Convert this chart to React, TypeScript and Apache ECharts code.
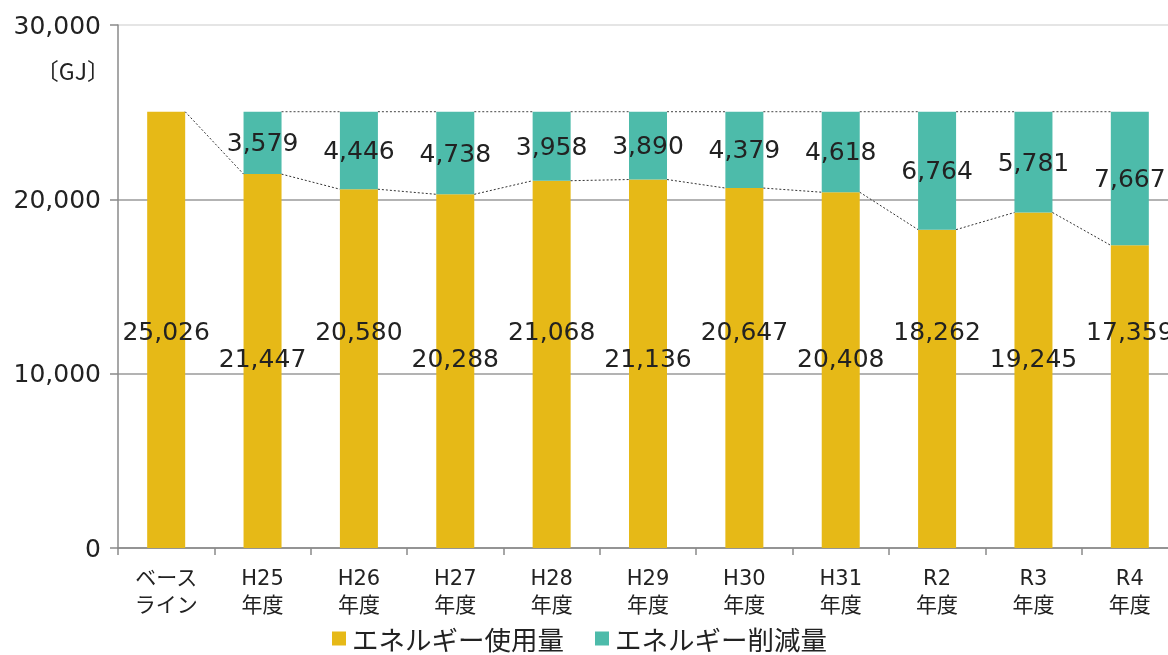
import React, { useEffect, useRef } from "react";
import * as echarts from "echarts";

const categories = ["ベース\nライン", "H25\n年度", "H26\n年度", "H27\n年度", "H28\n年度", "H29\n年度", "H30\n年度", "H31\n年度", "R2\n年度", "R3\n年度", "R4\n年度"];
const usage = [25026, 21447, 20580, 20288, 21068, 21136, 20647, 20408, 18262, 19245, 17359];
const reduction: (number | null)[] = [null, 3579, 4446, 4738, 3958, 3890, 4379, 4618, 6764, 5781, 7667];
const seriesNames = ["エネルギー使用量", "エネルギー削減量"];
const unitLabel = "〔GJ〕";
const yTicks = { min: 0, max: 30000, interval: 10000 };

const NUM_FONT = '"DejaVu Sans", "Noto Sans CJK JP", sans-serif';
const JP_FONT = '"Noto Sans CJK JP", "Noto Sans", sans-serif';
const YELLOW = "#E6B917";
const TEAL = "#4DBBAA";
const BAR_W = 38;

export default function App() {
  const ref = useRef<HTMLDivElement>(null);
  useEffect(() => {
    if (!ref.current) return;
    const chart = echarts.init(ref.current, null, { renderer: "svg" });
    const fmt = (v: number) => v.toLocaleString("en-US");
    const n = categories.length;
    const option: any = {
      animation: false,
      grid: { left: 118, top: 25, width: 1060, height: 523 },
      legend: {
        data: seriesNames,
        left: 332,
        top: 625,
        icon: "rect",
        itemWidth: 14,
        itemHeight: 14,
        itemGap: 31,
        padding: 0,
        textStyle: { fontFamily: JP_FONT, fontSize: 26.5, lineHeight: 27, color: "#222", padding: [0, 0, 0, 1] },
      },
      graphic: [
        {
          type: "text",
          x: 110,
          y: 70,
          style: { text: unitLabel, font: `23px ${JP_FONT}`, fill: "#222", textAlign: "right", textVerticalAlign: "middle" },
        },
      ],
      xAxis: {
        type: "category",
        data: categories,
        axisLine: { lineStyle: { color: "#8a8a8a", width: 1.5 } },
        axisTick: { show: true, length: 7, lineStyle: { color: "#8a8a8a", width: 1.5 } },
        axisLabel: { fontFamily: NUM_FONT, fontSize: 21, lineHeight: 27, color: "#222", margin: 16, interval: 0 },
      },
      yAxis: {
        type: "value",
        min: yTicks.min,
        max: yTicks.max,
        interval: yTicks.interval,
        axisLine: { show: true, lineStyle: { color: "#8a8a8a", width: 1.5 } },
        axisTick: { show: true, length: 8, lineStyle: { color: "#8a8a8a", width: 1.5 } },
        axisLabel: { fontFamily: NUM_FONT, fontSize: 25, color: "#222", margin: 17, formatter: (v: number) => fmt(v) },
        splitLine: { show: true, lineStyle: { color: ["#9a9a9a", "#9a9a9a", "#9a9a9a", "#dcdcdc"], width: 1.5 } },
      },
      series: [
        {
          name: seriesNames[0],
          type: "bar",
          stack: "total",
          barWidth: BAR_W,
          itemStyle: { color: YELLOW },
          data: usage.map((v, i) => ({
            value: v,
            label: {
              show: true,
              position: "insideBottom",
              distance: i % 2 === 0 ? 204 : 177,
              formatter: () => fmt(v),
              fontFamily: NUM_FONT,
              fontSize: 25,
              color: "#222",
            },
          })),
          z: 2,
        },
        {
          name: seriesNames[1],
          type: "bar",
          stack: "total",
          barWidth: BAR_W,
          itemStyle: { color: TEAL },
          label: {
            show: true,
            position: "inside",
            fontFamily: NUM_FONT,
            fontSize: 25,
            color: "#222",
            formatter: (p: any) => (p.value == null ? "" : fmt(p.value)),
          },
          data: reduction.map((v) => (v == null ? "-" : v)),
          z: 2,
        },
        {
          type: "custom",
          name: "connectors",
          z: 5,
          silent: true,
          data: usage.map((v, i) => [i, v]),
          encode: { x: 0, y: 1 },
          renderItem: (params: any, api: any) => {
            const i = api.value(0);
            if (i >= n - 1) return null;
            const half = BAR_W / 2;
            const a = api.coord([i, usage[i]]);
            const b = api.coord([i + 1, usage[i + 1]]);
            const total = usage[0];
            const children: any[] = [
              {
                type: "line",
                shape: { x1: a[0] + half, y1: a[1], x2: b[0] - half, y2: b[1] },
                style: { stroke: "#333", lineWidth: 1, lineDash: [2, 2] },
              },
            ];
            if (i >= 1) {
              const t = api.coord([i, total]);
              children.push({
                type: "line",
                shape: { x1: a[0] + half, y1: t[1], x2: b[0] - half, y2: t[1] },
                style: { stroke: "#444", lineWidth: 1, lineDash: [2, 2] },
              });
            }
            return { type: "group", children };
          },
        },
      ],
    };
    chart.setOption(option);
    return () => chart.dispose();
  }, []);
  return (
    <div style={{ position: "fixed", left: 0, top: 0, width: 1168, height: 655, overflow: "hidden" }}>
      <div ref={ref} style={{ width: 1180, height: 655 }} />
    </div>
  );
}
—————
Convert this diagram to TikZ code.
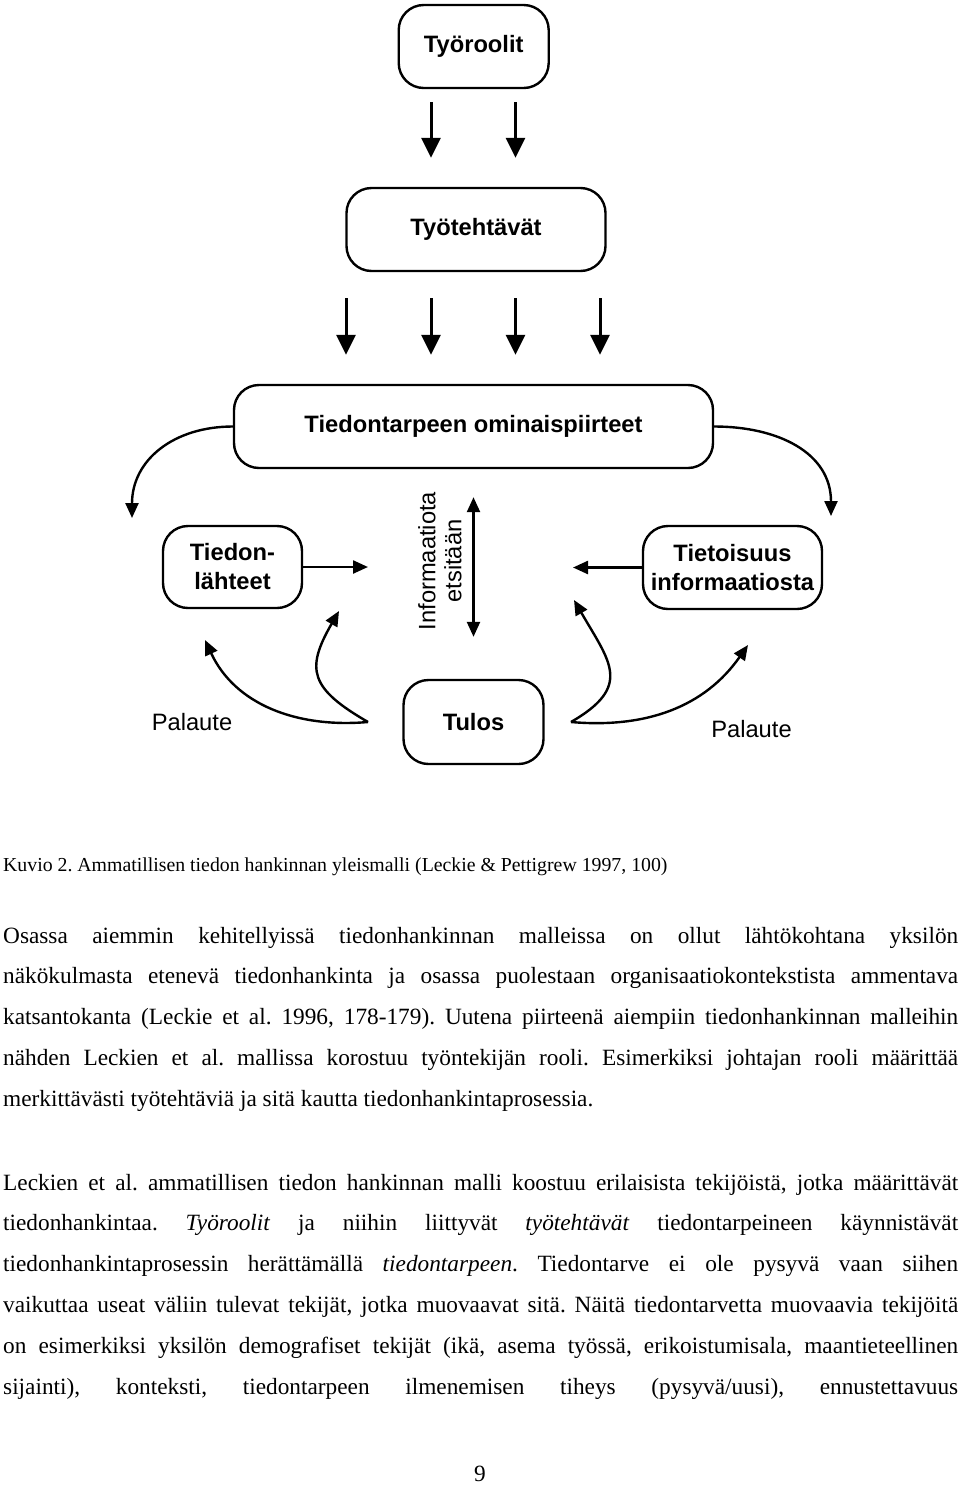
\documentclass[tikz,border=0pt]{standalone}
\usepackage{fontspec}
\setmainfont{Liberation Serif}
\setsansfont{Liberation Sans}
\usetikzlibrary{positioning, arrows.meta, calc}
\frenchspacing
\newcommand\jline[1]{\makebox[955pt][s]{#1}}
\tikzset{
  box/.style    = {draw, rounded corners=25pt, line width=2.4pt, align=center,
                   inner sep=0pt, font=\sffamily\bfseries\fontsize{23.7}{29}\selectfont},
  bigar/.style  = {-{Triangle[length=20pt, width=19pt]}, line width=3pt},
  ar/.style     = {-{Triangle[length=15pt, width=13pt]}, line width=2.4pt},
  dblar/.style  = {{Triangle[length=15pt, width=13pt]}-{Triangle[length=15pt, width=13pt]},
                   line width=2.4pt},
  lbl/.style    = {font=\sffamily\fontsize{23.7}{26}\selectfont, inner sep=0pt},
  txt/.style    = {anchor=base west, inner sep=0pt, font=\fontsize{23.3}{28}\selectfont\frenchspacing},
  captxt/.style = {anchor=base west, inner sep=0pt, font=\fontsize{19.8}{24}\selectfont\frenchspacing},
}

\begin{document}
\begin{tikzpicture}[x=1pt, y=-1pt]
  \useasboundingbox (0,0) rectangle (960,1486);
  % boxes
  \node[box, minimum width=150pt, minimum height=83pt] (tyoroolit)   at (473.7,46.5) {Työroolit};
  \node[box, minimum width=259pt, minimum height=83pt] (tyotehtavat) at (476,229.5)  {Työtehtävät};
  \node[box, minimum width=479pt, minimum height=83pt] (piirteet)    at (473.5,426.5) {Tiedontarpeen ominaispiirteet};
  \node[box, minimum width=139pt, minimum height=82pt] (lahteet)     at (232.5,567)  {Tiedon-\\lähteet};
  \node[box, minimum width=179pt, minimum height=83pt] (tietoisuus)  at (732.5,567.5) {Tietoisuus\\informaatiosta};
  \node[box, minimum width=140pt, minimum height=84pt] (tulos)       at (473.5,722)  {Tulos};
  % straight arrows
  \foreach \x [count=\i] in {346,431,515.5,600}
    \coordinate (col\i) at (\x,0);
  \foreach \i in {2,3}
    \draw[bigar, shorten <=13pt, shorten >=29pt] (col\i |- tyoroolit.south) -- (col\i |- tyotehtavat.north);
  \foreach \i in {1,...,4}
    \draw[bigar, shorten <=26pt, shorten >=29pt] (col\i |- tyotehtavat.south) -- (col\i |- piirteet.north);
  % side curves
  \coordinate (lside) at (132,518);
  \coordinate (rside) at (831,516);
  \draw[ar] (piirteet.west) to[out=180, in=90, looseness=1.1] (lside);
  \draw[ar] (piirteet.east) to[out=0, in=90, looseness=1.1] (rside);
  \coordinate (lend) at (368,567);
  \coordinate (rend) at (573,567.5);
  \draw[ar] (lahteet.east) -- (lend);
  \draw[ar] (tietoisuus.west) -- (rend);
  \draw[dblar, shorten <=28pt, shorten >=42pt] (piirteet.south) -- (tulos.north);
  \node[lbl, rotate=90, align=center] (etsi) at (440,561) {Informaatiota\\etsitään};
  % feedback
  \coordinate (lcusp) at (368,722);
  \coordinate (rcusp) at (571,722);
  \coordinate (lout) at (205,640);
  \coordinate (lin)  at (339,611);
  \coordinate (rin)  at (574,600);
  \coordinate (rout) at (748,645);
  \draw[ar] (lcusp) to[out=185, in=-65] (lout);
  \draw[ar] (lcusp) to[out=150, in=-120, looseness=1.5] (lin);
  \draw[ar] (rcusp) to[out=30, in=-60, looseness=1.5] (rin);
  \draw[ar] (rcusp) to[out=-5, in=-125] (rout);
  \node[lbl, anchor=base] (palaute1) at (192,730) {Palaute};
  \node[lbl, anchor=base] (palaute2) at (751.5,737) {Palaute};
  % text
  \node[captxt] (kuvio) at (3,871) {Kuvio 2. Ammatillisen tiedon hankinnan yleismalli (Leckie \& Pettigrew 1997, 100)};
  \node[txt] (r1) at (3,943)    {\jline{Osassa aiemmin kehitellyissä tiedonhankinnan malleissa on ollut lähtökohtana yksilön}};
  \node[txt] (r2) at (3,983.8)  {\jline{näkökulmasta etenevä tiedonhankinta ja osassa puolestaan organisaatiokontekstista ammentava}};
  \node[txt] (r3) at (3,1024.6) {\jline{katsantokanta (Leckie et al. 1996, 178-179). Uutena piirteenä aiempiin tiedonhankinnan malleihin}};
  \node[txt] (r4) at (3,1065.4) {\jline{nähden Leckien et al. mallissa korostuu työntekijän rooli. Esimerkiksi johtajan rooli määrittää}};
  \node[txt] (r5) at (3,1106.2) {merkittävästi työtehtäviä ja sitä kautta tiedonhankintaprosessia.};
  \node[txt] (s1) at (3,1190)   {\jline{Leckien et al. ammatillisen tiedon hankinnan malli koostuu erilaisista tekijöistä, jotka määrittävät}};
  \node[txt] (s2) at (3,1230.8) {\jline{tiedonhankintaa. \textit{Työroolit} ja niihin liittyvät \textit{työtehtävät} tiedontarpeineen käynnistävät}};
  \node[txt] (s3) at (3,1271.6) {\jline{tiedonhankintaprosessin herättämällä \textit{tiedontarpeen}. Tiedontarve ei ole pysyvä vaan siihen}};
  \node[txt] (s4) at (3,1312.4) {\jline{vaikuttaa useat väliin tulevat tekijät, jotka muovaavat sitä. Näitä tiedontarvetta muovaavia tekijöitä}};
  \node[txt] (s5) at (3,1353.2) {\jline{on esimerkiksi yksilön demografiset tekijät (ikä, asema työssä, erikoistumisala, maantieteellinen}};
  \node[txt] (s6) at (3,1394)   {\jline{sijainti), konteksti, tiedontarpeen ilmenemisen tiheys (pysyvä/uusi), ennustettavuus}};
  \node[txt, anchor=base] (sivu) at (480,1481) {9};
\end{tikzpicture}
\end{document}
—————
→ STATED EXERCISE: Looking above, find the stretch of lines that opens with the one holding "Convert this chart" and closes with the one holding "const BAR_W = 38;". Copy it exactly, pictures excluded.

→ THE ANSWER:
Convert this chart to React, TypeScript and Apache ECharts code.
import React, { useEffect, useRef } from "react";
import * as echarts from "echarts";

const categories = ["ベース\nライン", "H25\n年度", "H26\n年度", "H27\n年度", "H28\n年度", "H29\n年度", "H30\n年度", "H31\n年度", "R2\n年度", "R3\n年度", "R4\n年度"];
const usage = [25026, 21447, 20580, 20288, 21068, 21136, 20647, 20408, 18262, 19245, 17359];
const reduction: (number | null)[] = [null, 3579, 4446, 4738, 3958, 3890, 4379, 4618, 6764, 5781, 7667];
const seriesNames = ["エネルギー使用量", "エネルギー削減量"];
const unitLabel = "〔GJ〕";
const yTicks = { min: 0, max: 30000, interval: 10000 };

const NUM_FONT = '"DejaVu Sans", "Noto Sans CJK JP", sans-serif';
const JP_FONT = '"Noto Sans CJK JP", "Noto Sans", sans-serif';
const YELLOW = "#E6B917";
const TEAL = "#4DBBAA";
const BAR_W = 38;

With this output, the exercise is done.